İktidarın “parti memuru” yaratmaya çalıştığını ifade eden Baydur, “Bu saldırılara, karşı AKP’ye biat etmeyen herkesin sesini yükseltmesi gerekiyor. Farklılıkları bir yana bırakarak topyekün bir mücadele içine girilmeli” çağrısı yaptı.
‘BARIŞ İSTEDİĞİMİZ İÇİN HEDEFE KONULDUK’
Balçova Belediyesi’ndeki işinden ihraç edilen Tüm Bel Sen İzmir 2 Nolu Şube üyesi Nihat Filiz de, emek ve demokrasi mücadelesinin aynı zamanda ülkede kanayan bir yaraya dönüşen Kürt sorunundan kaynaklı barış mücadelesini de zorunlu kıldığını vurguladı. Ölümler devam ederken, AKP’nin politikalarının çözümsüzlüğü derinleştirdiğini kaydeden Filiz, “Biz herkes için eşitlik, herkes için özgürlük, herkes için demokrasi ve adalet diyoruz. Bu hedeflerimiz AKP hükümetinin politikaları ile çeliştiği için de doğal olarak ihraç edilme noktasına geldik” dedi.

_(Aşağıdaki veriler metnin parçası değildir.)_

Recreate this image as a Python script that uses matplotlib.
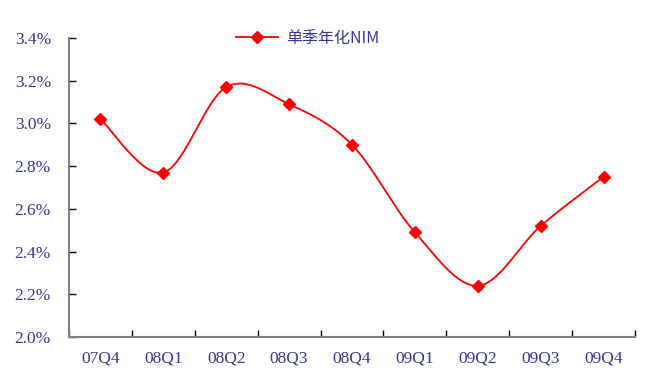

Kamuda taşeron sisteminin yaygınlaştırılmak istendiğini de dile getiren Filiz, “İş güvencesi olmayan, performans sistemi ile birbiri ile yarışan, etik ve ahlak ilkelerinden uzak, dayanışma ve örgütlülük ilişkilerinden uzak, birbirine rekabet ortamında mücadele eden emekçiler hedeflendi. Bu nedenle neo liberal politikalara uygun olarak kamu emekçilerinin 657 sayılı iş güvencesini getiren yasa, kamu personel yasası ile ikame edilmek isteniyor” diye konuştu. Saldırıları püskürtmenin ve yaşanılır bir ülke yaratmanın güçlü bir şekilde örgütlenmek ve birlikte mücadele etmekten geçtiğini vurgulayan Filiz, KESK’in örgütlü olduğu her işyerinde eylemler örgütlemesi gerektiğini belirterek, “Diğer yandan sadece seyirci konumunda olan, tepkili olmasına rağmen devletin baskı ve zorundan kaynaklı ölüm sessizliğine bürünen toplumu harekete geçirmek için onların vicdanına seslenen sivil itatsizlik eylemleri yapmak gerekiyor. Toplumsal muhalefet güçleri ‘tecavüz yasasında’ olduğu gibi ortak hareket ettiğinde, kadınların gösterdiği dirençli mücadeleyi gösterdiğinde AKP faşizmi önemli oranda geriletilecektir” dedi.